Activation Functions

Activation Functions (Non-Linearity)

Activation functions introduce non-linearity, allowing networks to learn complex patterns.

ReLU (Rectified Linear Unit) — Most Popular

f(z) = max(0, z)

Advantages:

• Computationally efficient
• Works great in practice
• Sparse activation (many zeros)

Disadvantage:

• Dead neurons (if w, b cause z < 0 always, neuron stops learning)

Sigmoid — Classic but Outdated

f(z) = 1 / (1 + e^(-z))

Output range: (0, 1)

Why it was used:

• Smooth, differentiable
• Output interpretable as probability

Why we moved away:

• Vanishing gradients (near 0 or 1, gradient ≈ 0, hard to learn)
• Slower than ReLU

Tanh — Improved Sigmoid

f(z) = (e^z - e^(-z)) / (e^z + e^(-z))

Output range: (-1, 1)

Better than Sigmoid but still slower than ReLU.

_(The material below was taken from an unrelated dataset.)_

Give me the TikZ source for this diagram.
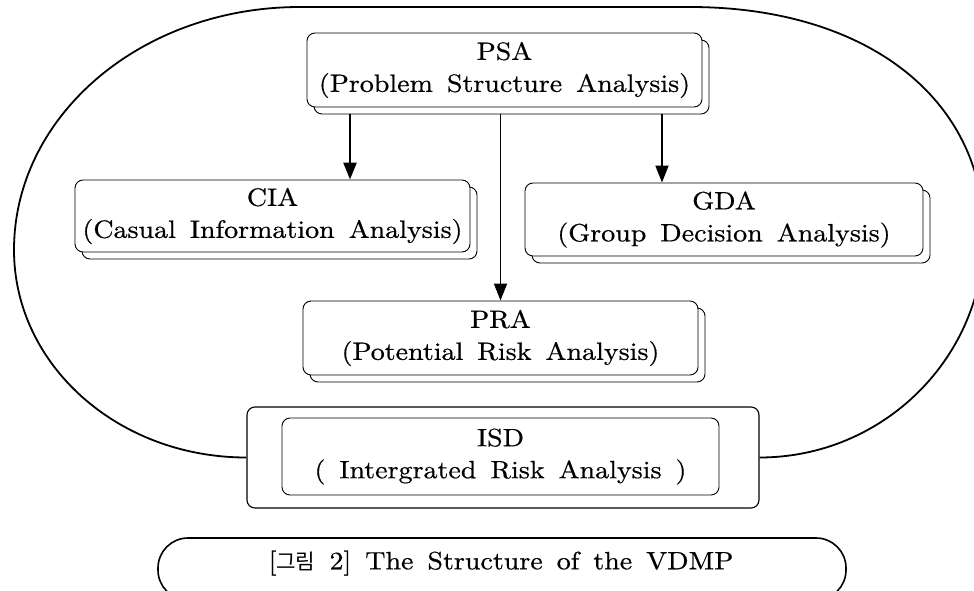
\documentclass[tikz,border=0pt]{standalone}
\usepackage{fontspec}
\setmainfont{lmroman10-regular.otf}[FakeStretch=1.12, WordSpace=1.5, FakeBold=0.6]
\newfontfamily\krfont{Noto Sans CJK KR}[Scale=0.85]
\usetikzlibrary{arrows.meta,shadows,backgrounds}
\begin{document}
\begin{tikzpicture}[x=1pt,y=-1pt,
  txt/.style={font=\fontsize{25}{32}\selectfont},
  box/.style={draw, line width=0.9pt, rounded corners=8pt, fill=white, inner sep=0pt, align=center, txt},
  shadowbox/.style={box, general shadow={shadow xshift=7pt, shadow yshift=-7pt, draw=black, fill=white, line width=0.9pt}},
  arr/.style={-{Triangle[width=13pt,length=17pt]}, line width=1.8pt},
  arrthick/.style={arr, line width=2.6pt},
  oval/.style={line width=1.8pt}]
\useasboundingbox (0,0) rectangle (974,591);
\clip (0,0) rectangle (974,591);

\node[shadowbox, minimum width=395pt, minimum height=74pt] (psa) at (504.5,70) {PSA\\(Problem Structure Analysis)};
\node[shadowbox, minimum width=395pt, minimum height=72pt] (cia) at (272.5,216) {CIA\\(Casual Information Analysis)};
\node[shadowbox, minimum width=398pt, minimum height=73pt] (gda) at (724,219.5) {GDA\\(Group Decision Analysis)};
\node[shadowbox, minimum width=395pt, minimum height=74pt] (pra) at (500.5,338) {PRA\\(Potential Risk Analysis)};
\node[box, line width=1.1pt, minimum width=512pt, minimum height=101pt] (isdout) at (503,457.5) {};
\node[box, minimum width=437pt, minimum height=77pt] (isd) at (500.5,456.5) {ISD\\( Intergrated Risk Analysis )};

\begin{pgfonlayer}{background}
\draw[arrthick] (psa.south -| 350,0) -- (cia.north -| 350,0);
\draw[arr] (pra.north |- psa.south) -- (pra.north);
\draw[arr] (psa.south -| 662,0) -- (gda.north -| 662,0);
\end{pgfonlayer}

\draw[oval] (isdout.west) .. controls (117,457.5) and (14,364) .. (14,250)
  .. controls (14,116) and (141,7) .. (300,7) -- (690,7)
  .. controls (866,7) and (984,98) .. (984,235)
  .. controls (984,358) and (883,457.5) .. (isdout.east);

\node[draw, line width=1.6pt, rounded corners=30pt, minimum width=688pt, minimum height=62pt] (capbox) at (502,569) {};
\node[txt] (cap) at (501,563) {[{\krfont 그림} 2] The Structure of the VDMP};
\end{tikzpicture}
\end{document}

Softmax — Multi-class Classification

f(zᵢ) = e^(zᵢ) / Σⱼ e^(zⱼ)

Converts raw scores to probabilities (sum to 1).

Example:

• Raw output: [2.0, 1.0, 0.1]
• After softmax: [0.7, 0.2, 0.1] ← probabilities!

When to Use

Modern best practice: Use ReLU in hidden layers, specific activation for output.